Skip pictures in the listing below; copy exactly the lines from the one with "Reproduce this chart with matplotlib." through the one with "import matplotlib.pyplot as plt", inclusive.

## START

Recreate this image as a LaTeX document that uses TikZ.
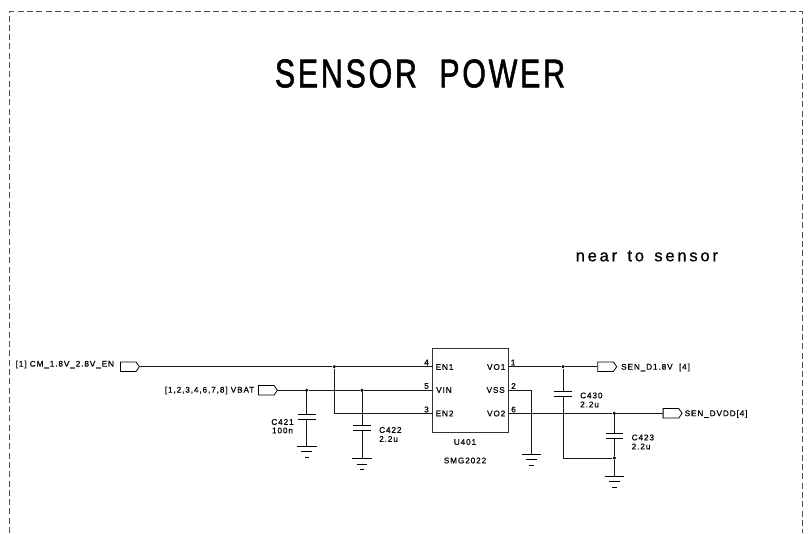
\documentclass[tikz,border=0pt]{standalone}
\usepackage{fontspec}
\setmainfont{Liberation Sans}
\usetikzlibrary{shapes.symbols}
\newfontfamily\schfont[LetterSpace=11,FakeBold=0.6]{Liberation Sans}
\newfontfamily\ttlfont[LetterSpace=9,FakeBold=1.6]{Liberation Sans}
\newfontfamily\nearfont[LetterSpace=17,FakeBold=0.8,WordSpace=1.4]{Liberation Sans}
\tikzset{
  wire/.style={line width=0.85pt,black!90},
  frameline/.style={line width=0.7pt,black!70,dash pattern=on 6pt off 3.3pt},
  junction/.style={circle,fill=black,inner sep=0pt,minimum size=3.4pt},
  tagbox/.style={draw,line width=0.8pt,signal,signal to=east,signal pointer angle=110,inner sep=0pt,minimum width=19pt,minimum height=9.5pt},
  lbl/.style={inner sep=0pt,font=\schfont\fontsize{8.2}{9}\selectfont,text=black},
  pinnum/.style={inner sep=0pt,font=\schfont\fontsize{8.2}{9}\selectfont,text=black},
  icbox/.style={draw,line width=1pt,black!80,minimum width=75.6pt,minimum height=83.7pt,inner sep=0pt},
  plate/.style={line width=0.9pt,black},
  gnd/.pic={\draw[line width=.9pt] (-9.8,0)--(9.8,0); \draw[line width=.8pt] (-5.3,5.8)--(5.3,5.8); \draw[line width=.8pt] (-2.2,11.3)--(2.2,11.3);},
  capplates/.pic={\draw[plate] (-8.8,-2.3)--(8.8,-2.3); \draw[plate] (-8.8,2.3)--(8.8,2.3);}
}
\begin{document}
\begin{tikzpicture}[x=1pt,y=-1pt]
\useasboundingbox (0,0) rectangle (810,533);
% frame
\coordinate (fbl) at (9,533);
\coordinate (ftl) at (9,11.7);
\coordinate (ftr) at (802.3,11.7);
\coordinate (fbr) at (802.3,533);
\draw[frameline] (fbl)--(ftl)--(ftr)--(fbr);
% title
\node[inner sep=0pt,font=\ttlfont\fontsize{40}{44}\selectfont,xscale=.76,transform shape] (title) at (420,73.5) {SENSOR\ \ POWER};
\node[inner sep=0pt,font=\nearfont\fontsize{16.5}{18}\selectfont,anchor=west] (near) at (575.5,256) {near to sensor};
% IC
\node[icbox] (u) at (470.5,390.2) {};
\coordinate (pEN1) at (432.7,366.7);
\coordinate (pVIN) at (432.7,390.3);
\coordinate (pEN2) at (432.7,413.3);
\coordinate (pVO1) at (508.3,366.7);
\coordinate (pVSS) at (508.3,390.3);
\coordinate (pVO2) at (508.3,413.3);
\node[lbl,anchor=west] (tEN1) at (435.5,367) {EN1};
\node[lbl,anchor=west] (tVIN) at (436,390) {VIN};
\node[lbl,anchor=west] (tEN2) at (435.5,413.5) {EN2};
\node[lbl,anchor=east] (tVO1) at (505.5,367) {VO1};
\node[lbl,anchor=east] (tVSS) at (505,390) {VSS};
\node[lbl,anchor=east] (tVO2) at (505.5,413.5) {VO2};
\node[pinnum] (n4) at (426.5,362.5) {4};
\node[pinnum] (n5) at (426.5,386) {5};
\node[pinnum] (n3) at (426.5,409.5) {3};
\node[pinnum] (n1) at (513,362.5) {1};
\node[pinnum] (n2) at (513.5,386) {2};
\node[pinnum] (n6) at (513.5,409.5) {6};
\node[lbl] (uname) at (465,442) {U401};
\node[lbl] (upart) at (465,460.5) {SMG2022};
% tags
\node[tagbox,anchor=west] (tagCM) at (120,366.7) {};
\node[tagbox,anchor=west] (tagVB) at (258,390.3) {};
\node[tagbox,anchor=west] (tagD) at (597.3,366.7) {};
\node[tagbox,anchor=west] (tagV) at (662.7,413.3) {};
\node[lbl,anchor=west] (lCM) at (15.5,364.5) {[1] CM\_1.8V\_2.8V\_EN};
\node[lbl,anchor=east] (lVB) at (254.5,390.5) {[1,2,3,4,6,7,8] VBAT};
\node[lbl,anchor=west] (lD) at (621,367.5) {SEN\_D1.8V\ \ [4]};
\node[lbl,anchor=west] (lV) at (684.5,414) {SEN\_DVDD[4]};
% junctions
\node[junction] (j1) at (334.3,366.7) {};
\node[junction] (j2) at (306.7,390.3) {};
\node[junction] (j3) at (362,390.3) {};
\node[junction] (j4) at (563,366.7) {};
\node[junction] (j5) at (614.3,413.3) {};
\node[junction] (j6) at (614.3,458) {};
% nets
\draw[wire] (tagCM.east)--(j1)--(pEN1);
\draw[wire] (tagVB.east)--(j2)--(j3)--(pVIN);
\draw[wire] (j1)|-(pEN2);
\draw[wire] (pVO1)--(j4)--(tagD.west);
\draw[wire] (pVO2)--(j5)--(tagV.west);
% VSS to ground
\coordinate (g3) at (531.3,454);
\draw[wire] (pVSS)-|(g3);
\pic at (g3) {gnd};
% C421
\coordinate (c421t) at (306.7,414.7);
\coordinate (c421b) at (306.7,419.3);
\coordinate (g1) at (306.7,446);
\draw[wire] (j2)--(c421t) (c421b)--(g1);
\pic at (306.7,417) {capplates};
\pic at (g1) {gnd};
\node[lbl] (c421n) at (282.5,422) {C421};
\node[lbl] (c421v) at (282.5,430.5) {100n};
% C422
\coordinate (c422t) at (362,425.7);
\coordinate (c422b) at (362,430.3);
\coordinate (g2) at (362,458.3);
\draw[wire] (j3)--(c422t) (c422b)--(g2);
\pic at (362,428) {capplates};
\pic at (g2) {gnd};
\node[lbl,anchor=west] (c422n) at (379,430) {C422};
\node[lbl,anchor=west] (c422v) at (379,439) {2.2u};
% C430
\coordinate (c430t) at (563,391.7);
\coordinate (c430b) at (563,396.3);
\draw[wire] (j4)--(c430t) (c430b)|-(j6);
\pic at (563,394) {capplates};
\node[lbl,anchor=west] (c430n) at (580,395.5) {C430};
\node[lbl,anchor=west] (c430v) at (580,404.5) {2.2u};
% C423
\coordinate (c423t) at (614.3,433.7);
\coordinate (c423b) at (614.3,438.3);
\coordinate (g4) at (614.3,476);
\draw[wire] (j5)--(c423t) (c423b)--(j6)--(g4);
\pic at (614.3,436) {capplates};
\pic at (g4) {gnd};
\node[lbl,anchor=west] (c423n) at (631.5,437.5) {C423};
\node[lbl,anchor=west] (c423v) at (631.5,446.5) {2.2u};
\end{tikzpicture}
\end{document}
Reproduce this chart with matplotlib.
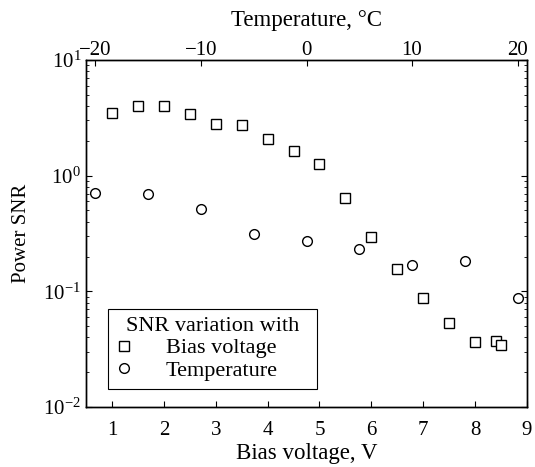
import matplotlib
matplotlib.use("Agg")
import matplotlib.pyplot as plt

# bias voltage sweep (V) and power SNR
bias_v = [1.0, 1.5, 2.0, 2.5, 3.0, 3.5, 4.0, 4.5, 5.0, 5.5, 6.0, 6.5, 7.0, 7.5, 8.0, 8.4, 8.5]
bias_snr = [3.50, 4.0, 4.0, 3.41, 2.78, 2.72, 2.06, 1.64, 1.25, 0.637, 0.296, 0.157,
            0.087, 0.053, 0.0367, 0.0372, 0.0343]

# temperature sweep (deg C) and power SNR
temp_c = [-20, -15, -10, -5, 0, 5, 10, 15, 20]
temp_snr = [0.705, 0.70, 0.515, 0.315, 0.274, 0.234, 0.170, 0.184, 0.087]

bottom_ticks = [1, 2, 3, 4, 5, 6, 7, 8, 9]
top_ticks = [-20, -10, 0, 10, 20]

plt.rcParams["font.family"] = ["Liberation Serif", "DejaVu Serif"]
plt.rcParams["mathtext.fontset"] = "stix"

fig = plt.figure(figsize=(5.35, 4.67), dpi=100)
ax = fig.add_axes([86 / 535, 60 / 467, 441 / 535, 347 / 467])

sq, = ax.plot(bias_v, bias_snr, linestyle="none", marker="s", markersize=6.5,
              markerfacecolor="white", markeredgecolor="black", markeredgewidth=1.0,
              label="Bias voltage")
ax.set_yscale("log")
ax.set_ylim(1e-2, 1e1)
ax.set_xlim(0.5, 9)
ax.set_xticks(bottom_ticks)
ax.set_xlabel("Bias voltage, V", fontsize=16.5, labelpad=2)
ax.set_ylabel("Power SNR", fontsize=15, labelpad=9)
ax.tick_params(axis="both", which="both", direction="in", labelsize=15)
ax.tick_params(axis="y", which="both", right=True)
ax.tick_params(axis="x", pad=10)
ax.tick_params(which="major", length=4, width=0.8)
ax.tick_params(which="minor", length=2.5, width=0.6)

ax2 = ax.twiny()
ci, = ax2.plot(temp_c, temp_snr, linestyle="none", marker="o", markersize=7,
               markerfacecolor="white", markeredgecolor="black", markeredgewidth=1.0,
               label="Temperature")
ax2.set_xlim(-20.9, 20.9)
ax2.set_xticks(top_ticks)
ax2.set_xlabel("Temperature, \u00b0C", fontsize=16.5, labelpad=11)
ax2.tick_params(axis="x", direction="in", labelsize=15, length=4, width=0.8, pad=0)

for a in (ax, ax2):
    for s in a.spines.values():
        s.set_linewidth(1.0)

leg = ax2.legend(handles=[sq, ci], title="SNR variation with", loc="lower left",
                 bbox_to_anchor=(0.05, 0.052, 209 / 441, 0.2), mode="expand",
                 borderaxespad=0, fancybox=False,
                 edgecolor="black", framealpha=1, fontsize=16, title_fontsize=16,
                 handlelength=0.75, handletextpad=1.5, borderpad=0.35,
                 labelspacing=0.1)
leg.get_frame().set_linewidth(0.8)

fig.savefig("out.png", dpi=100)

## END

§ Solution for this exercise
Reproduce this chart with matplotlib.
import matplotlib
matplotlib.use("Agg")
import matplotlib.pyplot as plt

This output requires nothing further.